This is not a forum for animal cruelty Macnutt.


----------



## Pylonman (Aug 16, 2004)

For the record.
I didn't shoot any raccons with the brad nail. The mommy racoon was under my shed/deck. I chased out by firing the Brad gun between the slats in the boards. The sound of the compressor air shooting out, scared the little beast away. When it comes to mommy raccoon, I don't want to be to close to her.


----------



## Britnell (Jan 4, 2002)

> I hate firearms, but I do keep an old shotgun loaded with very loud blanks to dispatch the raccoons. I And, even if I aimed it straight at them, I couldn't actually hurt them. No lead...just a loud bang.
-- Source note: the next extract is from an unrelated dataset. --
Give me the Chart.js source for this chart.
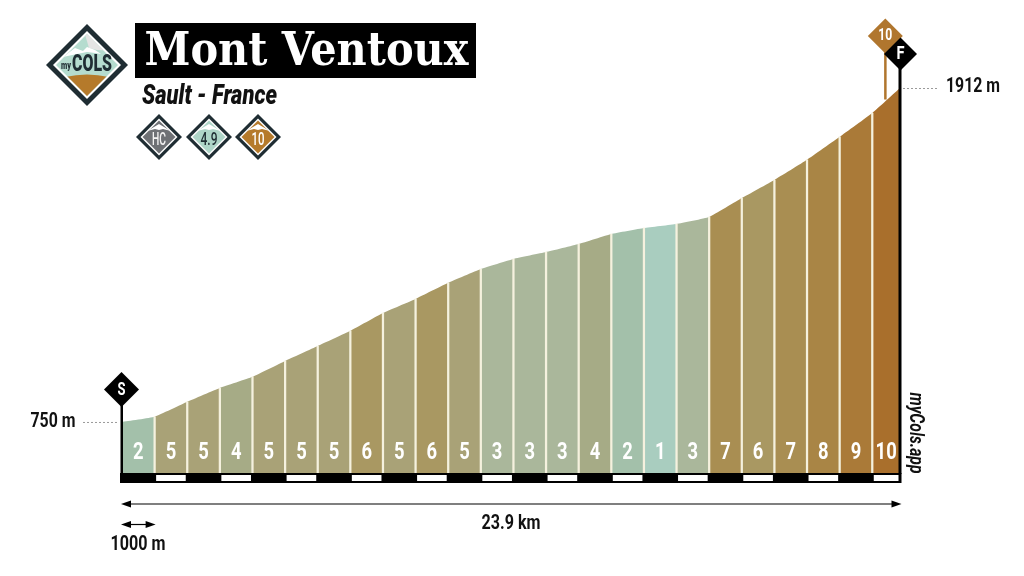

Looking to kill someone? Remember the actor that was fooling around one day on set, put a gun loaded with blanks to his head, and blew his brains out by accident?

The Wad comes out of the gun at over 1000 feet per second. And it will kill you if you are close enough.
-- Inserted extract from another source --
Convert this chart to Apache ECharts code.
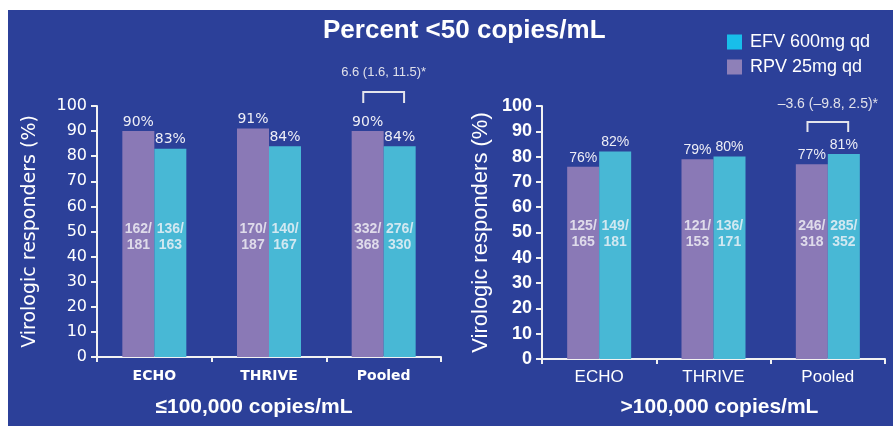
<!DOCTYPE html>
<html>
<head>
<meta charset="utf-8">
<script src="https://cdn.jsdelivr.net/npm/echarts@6/dist/echarts.min.js"></script>
<style>
  html, body { margin: 0; padding: 0; background: #ffffff; }
  #chart { width: 893px; height: 426px; }
</style>
</head>
<body>
<div id="chart"></div>
<script>
// ---- data ----
const categories = ['ECHO', 'THRIVE', 'Pooled'];
const rpvLow = [90, 91, 90];
const efvLow = [83, 84, 84];
const rpvHigh = [76, 79, 77];
const efvHigh = [82, 80, 81];
const rpvLowN = ['162/181', '170/187', '332/368'];
const efvLowN = ['136/163', '140/167', '276/330'];
const rpvHighN = ['125/165', '121/153', '246/318'];
const efvHighN = ['149/181', '136/171', '285/352'];
const diffLow = ['6.6 (1.6, 11.5)*'];
const diffHigh = ['\u20133.6 (\u20139.8, 2.5)*'];
const yMin = 0, yMax = 100, yInterval = 10;
const titleText = 'Percent <50 copies/mL';
const groupLow = '\u2264100,000 copies/mL';
const groupHigh = '>100,000 copies/mL';
const yName = 'Virologic responders (%)';
const nameRPV = 'RPV 25mg qd';
const nameEFV = 'EFV 600mg qd';

// ---- styles ----
const BG = '#2c4099';
const PURPLE = '#8a79b6';
const CYAN = '#48b8d5';
const AXIS = '#f2f2f2';
const FL = 'DejaVu Sans';
const FR = 'Liberation Sans';

function yAxisCfg(gi, font, labelSize, labelWeight, nameSize, nameGap) {
  return {
    gridIndex: gi, type: 'value', min: yMin, max: yMax, interval: yInterval,
    name: yName, nameLocation: 'middle', nameGap: nameGap,
    nameTextStyle: { color: '#ffffff', fontFamily: font, fontSize: nameSize },
    axisLine: { show: true, lineStyle: { color: AXIS, width: 2 } },
    axisTick: { show: true, length: 6, lineStyle: { color: AXIS, width: 2 } },
    splitLine: { show: false },
    axisLabel: { color: '#ffffff', fontFamily: font, fontSize: labelSize, fontWeight: labelWeight, margin: 10 }
  };
}
function xAxisCfg(gi, font, labelSize, labelWeight, name, nameGap, namePad, labelMargin) {
  return {
    gridIndex: gi, type: 'category', data: categories,
    name: name, nameLocation: 'middle', nameGap: nameGap,
    nameTextStyle: { color: '#ffffff', fontFamily: FR, fontSize: 21, fontWeight: 'bold', padding: namePad },
    axisLine: { show: true, lineStyle: { color: AXIS, width: 2 } },
    axisTick: { show: true, length: 5, lineStyle: { color: AXIS, width: 2 } },
    axisLabel: { color: '#ffffff', fontFamily: font, fontSize: labelSize, fontWeight: labelWeight, margin: labelMargin }
  };
}
function barSeries(name, data, color, gi, font) {
  return {
    type: 'bar', name: name, data: data, xAxisIndex: gi, yAxisIndex: gi,
    barWidth: 32, barGap: '0%',
    itemStyle: { color: color },
    label: { show: true, position: 'top', distance: 2, formatter: '{c}%',
      color: '#eeeef6', fontFamily: font, fontSize: 14 }
  };
}
function fracSeries(fracs, gi, level, dx) {
  return {
    type: 'scatter', xAxisIndex: gi, yAxisIndex: gi, symbolSize: 1,
    itemStyle: { color: 'rgba(0,0,0,0)' }, silent: true,
    data: fracs.map((f, i) => [i, level]),
    label: { show: true, position: 'inside', offset: [dx, 0],
      formatter: p => fracs[p.dataIndex].replace('/', '/\n'),
      color: '#f4f4f8', fontFamily: FR, fontWeight: 'bold', fontSize: 14, lineHeight: 16 }
  };
}
function bracketSeries(gi, texts, row, fontSize) {
  return {
    type: 'custom', xAxisIndex: gi, yAxisIndex: gi, clip: false, silent: true,
    data: [row],
    renderItem: function (params, api) {
      const x = api.value(0);
      const top = api.coord([x, api.value(1)]);
      const bot = api.coord([x, api.value(2)]);
      const txt = api.coord([x, api.value(3)]);
      const w = api.size([1, 0])[0] * 0.178;
      return {
        type: 'group',
        children: [
          { type: 'polyline', shape: { points: [[top[0] - w, bot[1]], [top[0] - w, top[1]], [top[0] + w, top[1]], [top[0] + w, bot[1]]] },
            style: { stroke: '#e4e4ec', lineWidth: 2, fill: null } },
          { type: 'text', x: txt[0], y: txt[1],
            style: { text: texts[params.dataIndex], fill: '#e0e0ea', font: fontSize + 'px "Liberation Sans"', align: 'center', verticalAlign: 'middle' } }
        ]
      };
    }
  };
}

const chart = echarts.init(document.getElementById('chart'), null, { renderer: 'canvas' });
chart.setOption({
  animation: false,
  backgroundColor: '#ffffff',
  graphic: [{ type: 'rect', z: -100, shape: { x: 8, y: 10, width: 885, height: 416 }, style: { fill: BG } }],
  title: { text: titleText, left: 323, top: 18, padding: 0,
    textStyle: { color: '#ffffff', fontFamily: FR, fontWeight: 'bold', fontSize: 26 } },
  legend: {
    orient: 'vertical', left: 722, top: 28, itemGap: 7, itemWidth: 15, itemHeight: 15, icon: 'rect',
    data: [{ name: nameEFV, itemStyle: { color: '#18beea' } }, { name: nameRPV, itemStyle: { color: '#8e80b8' } }],
    textStyle: { color: '#ffffff', fontFamily: FR, fontSize: 18, padding: [0, 0, 0, 3] }
  },
  grid: [
    { left: 97, top: 106, width: 344, height: 251 },
    { left: 542, top: 106, width: 343, height: 253 }
  ],
  xAxis: [
    xAxisCfg(0, FL, 14, 'bold', groupLow, 40, [0, 30, 0, 0], 12),
    xAxisCfg(1, FR, 17, 'normal', groupHigh, 38, [0, 0, 0, 12], 10)
  ],
  yAxis: [
    yAxisCfg(0, FL, 16, 'normal', 19, 57),
    yAxisCfg(1, FR, 18, 'bold', 22, 50)
  ],
  series: [
    barSeries(nameRPV, rpvLow, PURPLE, 0, FL),
    barSeries(nameEFV, efvLow, CYAN, 0, FL),
    barSeries(nameRPV, rpvHigh, PURPLE, 1, FR),
    barSeries(nameEFV, efvHigh, CYAN, 1, FR),
    fracSeries(rpvLowN, 0, 47.8, -16),
    fracSeries(efvLowN, 0, 47.8, 16),
    fracSeries(rpvHighN, 1, 49.4, -16),
    fracSeries(efvHighN, 1, 49.4, 16),
    bracketSeries(0, diffLow, [2, 105.6, 101.2, 113.2], 13),
    bracketSeries(1, diffHigh, [2, 93.7, 89.7, 100.6], 14)
  ]
});
</script>
</body>
</html>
NEVER aim a gun at something you don't want to kill. Or at the very least seriously hurt/maim.

A jackass like you is why I have to put up with the gun registry.


----------



## stinand (Jan 15, 2001)

A motion activated sprinkler will do the trick ..for awhile. Then follow up with an ultrasonic animal repellent. For dessert serve up a pellet gun in the ass. They eventually will give up. 

I know I’ve been through this hell. The pellet gun does no damage because of their thick fur but they don’t like the little sting it inflicts.


----------



## Greenman (Feb 22, 2003)

We've had our share of Racoons hanging around the garbage - we live in an apartment in the Annex (Toronto) - but our real problem is SKUNKS

They/it treats us to nightly visits which wakes my wife from even the deepest sleep to shut the bedroom window (which in tern wakes me but that's another matter)

Anyone have suggestions to annoy 'Pepe" into not gracing us with visits?

Yes we could leave the windows shut but it's an older building w/o air conditioning and we leave the windows open year 'round.

Suggestions?


----------



## Pylonman (Aug 16, 2004)

The same SPCA officer for the raccoon problem, told me to put old rotten eggs around. Now, I don't know if that's much better if they break....

[ August 31, 2004, 06:17 PM: Message edited by: Pylonman ]


----------



## bopeep (Jun 7, 2004)

If you are an advocat of killing them humanely, try using some warfarin or some other similar poison. Just put an obsene amount in some peanut butter somewhere where you know they are. 
Make sure that children, pets or anything else you don't want dead, has NO access to this. None whatsoever because the poison is lethal. I know it sounds dumb to say that, but I have seen people put out rat poison in their kitchens next to the dog's dish. [things like that make me belive in my human culling program even more - you can ask me about it one day.







] 
Anyway that's my $.02.


----------



## bopeep (Jun 7, 2004)

> _macnutt:_I hate firearms, but I do keep an old shotgun loaded with very loud blanks to dispatch the raccoons


I don't understand why someone would hate firearms, yet keep a shotgun around. Perhaps you dislike handguns - people killers, not all firearms. 

I am an advocate of firearms. When wolves are taking out the lambs everyday, they [the wolves] must die. Oh there are those of you who will say that we are infringing on the wolves' territory and all that, not true. The wolves are opportunistic... wait, that's another thread entirely. With a shotgun in my hand, I am part of the food chain - I have to kill to survive too.


----------